Except that it doesn’t. Even if being born gay were completely analogous to being born black, having gay sex is *not* analogous to being black, for the simple reason that one cannot abstain from being black for a few years.
3. “I cannot vote to accredit a law school which seeks to control students in their bedrooms,” bencher Howard Goldblatt said.
Except that this is disingenuous, because telling students they have to wait until marriage has not been the subject of any of the controversy, nor would it have been, if the statement simply addressed sexual conduct “between two people.” Rather, Howard cannot bring himself to vote to accredit a law school full of people who believe that gay sex is immoral, in a country where gay rights are of special importance.
Nobody would say, of a hypothetical Muslim (or a Jewish or a Hidu) institution, that it “seeks to control students in their kitchens.” The dietary prohibitions would be looked upon as the voluntary (if unecessary) abstentions that they are.
Imagine Howard’s horror at what goes on in the U.S., with private Christian universities issuing such edicts as: “After dusk, students should not be alone with an individual of the opposite sex in any unlighted area.”
4. “It violates the Charter of Rights and Freedoms”
Section 15 of the Charter says:
“Every individual is equal before and under the law and has the right to the equal protection and equal benefit of the law without discrimination and, in particular, without discrimination based on race, national or ethnic origin, colour, religion, sex, age or mental or physical disability”
It doesn’t say: “Every individual has the right to attend a private evangelical Christian law school full of people who believe that looking at a person with lust in one’s eye is sufficient cause for eternal torment in the afterlife… and not have to sign an agreement to abstain from gay sex.”
If we’re going to go that route, the much more obvious “discrimination” of a Christian law school is discrimination against other religions.
5. “It violates a fundamental principle.
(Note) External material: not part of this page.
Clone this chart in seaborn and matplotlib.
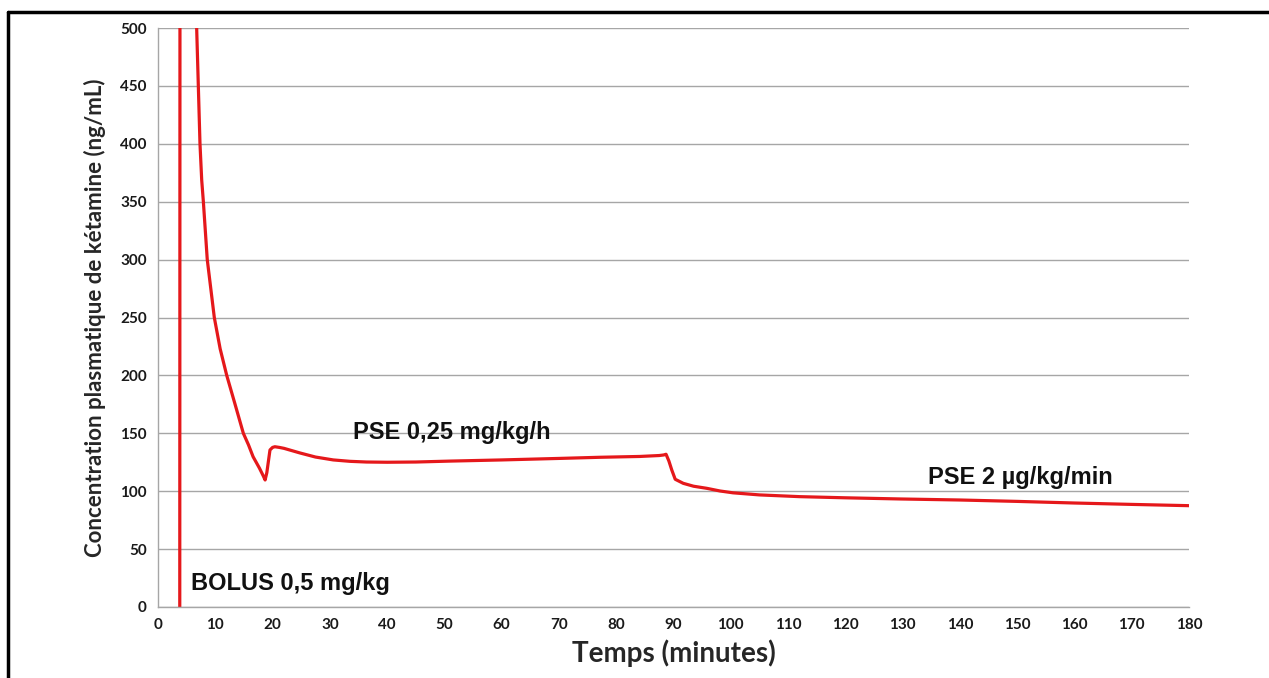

Ontario ruled against religious arbitration.”
That decision was equally not an obvious moral imperative.
http://www.thestar.com/opinion/editorialopinion/2010/09/14/one_law_for_all_ontarians.html
But it is, again, not analogous. There are no credible concerns of abuse, threats, intra-cultural blackmailing to submit to the arbitration, etc. Absolutely no one is going to be forced to go to this Christian law school and sign an agreement of this sort against their will–and even in such a scenario, they could privately violate it without producing any external evidence.
*
For all this hot air about “diversity,” Canadians only tolerate diversity of opinion up until it offends a strongly-held public sentiment. And this–exemplified here, and in other cases decided by human rights tribunals–I find repellent and unconscionable. What can be the rationale for refusing accredation to this school? It obviously cannot be to improve anyone’s life. It cannot be to uphold existing gay rights in society at large, since these are not at all threatened by such a thing. It definitely cannot be to prevent Christian lawyers from practicing law, out of fear of their prejudices (since Christians with these beliefs should then be banned from attending law school at all). It cannot be anything other than using legal powers to punish and suppress an opposing view, which is held in contempt by society.
What people ought to remember is that the whole West was once ruled by Christians, who suppressed and bullied all manner of dissenting private opinions. Times have changed (in Canada), and the Christians who once prescribed morality are now clustered in a tiny huddle, receiving due lashes from a secular society for their sins.
I personally find the evangelical (orthodox, in my opinion) Christian view on homosexuality nonsensical, harmful, and just one of a slew of telltale signs that the religion is man-made. But to police the private, consenting practice of such beliefs is tantamount to policing the thoughts themselves. The best places on earth are places where people don’t bear the prevailing opinion upon the lever arm of the state–not for any amount of certainty of their normative views, not for any amount of anger or righteous indignation, and never for revenge against those who have done the same in times past.